A Hunter defence industry advisor has welcomed Australia's decision to scrap its $90 billion submarine deal with France in favour of an agreement with the UK and USA.
Prime Minister Scott Morrison, US President Joe Biden and UK Prime Minister Boris Johnson announced on Thursday morning, Australian time, that the three nations would form a partnership known as AUKUS which would deliver eight nuclear-powered attack class submarines to Australia.
The decision means Australia will pull out of a $90 billion contract with French company Naval Group to build 12 conventionally-powered attack class submarines.
Mr Morrison said the world was becoming more complex "especially here in our region, the Indo-Pacific" and the new partnership would seek to "engage, not to exclude".
Tim Owen, chair of Hunter Defence Task Force, said there remained an opportunity for the Hunter to provide an east coast "sustainment and maintenance port" for the new submarines.
"The Hunter had already made a case for this extension of support under the original contract with the French, because of our ship building heritage and the very significant manufacturing capability we have here in the Hunter," he said.
Mr Owen said Thursday's announcement was a "positive development" for the capability of the Royal Australian Navy.
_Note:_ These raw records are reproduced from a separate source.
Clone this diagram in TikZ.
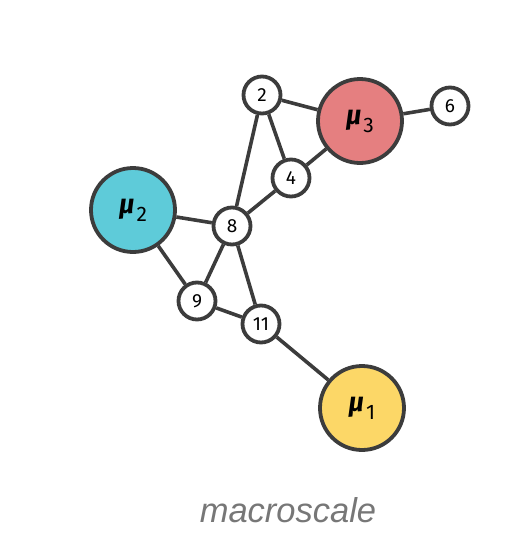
\documentclass[tikz,border=0pt]{standalone}
\usepackage{fontspec}
\setmainfont{Fira Sans}
\newfontfamily\captionfont{Liberation Sans}
\usetikzlibrary{positioning, backgrounds}
\usepackage{xcolor}
\definecolor{edgegray}{HTML}{3C3C3C}
\definecolor{redmu}{HTML}{E57F80}
\definecolor{bluemu}{HTML}{5ECBD9}
\definecolor{yellowmu}{HTML}{FCD767}
\definecolor{captiongray}{HTML}{777777}
\newcommand{\mulabel}[1]{\bfseries\itshape\fontsize{27}{27}\selectfont μ\kern2pt\raisebox{-8pt}{\upshape\mdseries\fontsize{21}{21}\selectfont #1}}

\begin{document}
\begin{tikzpicture}[x=1pt, y=-1pt,
  small/.style={circle, draw=edgegray, line width=3.8pt, fill=white, minimum size=37pt, inner sep=0pt, font=\fontsize{19}{19}\selectfont},
  big/.style={circle, draw=edgegray, line width=3.8pt, minimum size=84pt, inner sep=0pt},
  link/.style={draw=edgegray, line width=3.6pt}]
\useasboundingbox (0,0) rectangle (508,542);
% clusters
\node[big, fill=redmu] (MU3) at (360, 121) {\mulabel{3}};
\node[big, fill=bluemu] (MU2) at (133, 210) {\mulabel{2}};
\node[big, fill=yellowmu] (MU1) at (362, 408) {\mulabel{1}};
% vertices
\node[small] (N2) at (262, 95) {2};
\node[small] (N6) at (450, 106) {6};
\node[small] (N4) at (291, 178) {4};
\node[small] (N8) at (232, 226) {8};
\node[small] (N9) at (197, 301) {9};
\node[small] (N11) at (261, 324) {11};
% caption
\node[font=\captionfont\itshape\fontsize{34.5}{34.5}\selectfont, text=captiongray] (CAP) at (288, 510) {macroscale};

% edges
\begin{scope}[on background layer]
\draw[link] (N2) -- (MU3);
\draw[link] (MU3) -- (N6);
\draw[link] (N2) -- (N4);
\draw[link] (N4) -- (MU3);
\draw[link] (N2) -- (N8);
\draw[link] (N4) -- (N8);
\draw[link] (MU2) -- (N8);
\draw[link] (MU2) -- (N9);
\draw[link] (N9) -- (N8);
\draw[link] (N8) -- (N11);
\draw[link] (N9) -- (N11);
\draw[link] (N11) -- (MU1);
\end{scope}
\end{tikzpicture}
\end{document}
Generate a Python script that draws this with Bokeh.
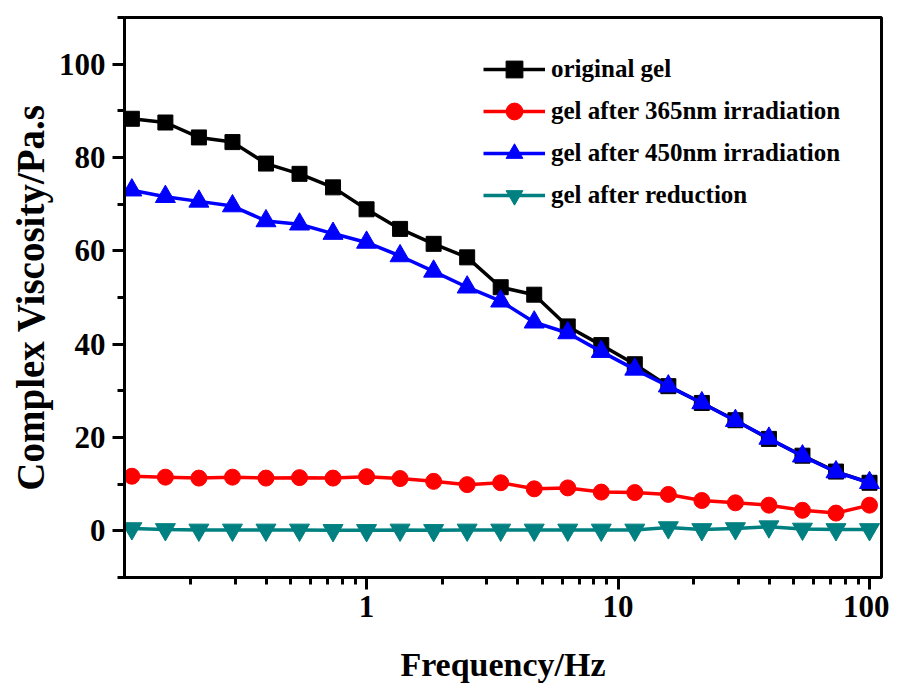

He said that under the original agreement, French-designed Barracuda nuclear boats were being modified to run on diesel power, which he believed meant "there was always going to be significant risks and costs".
"Depending on which submarine is chosen ... the reduction in risk is a significant boost to the confidence the [Royal Australian Navy] will have in the introduction into service of this capability, as they are already in service," he said.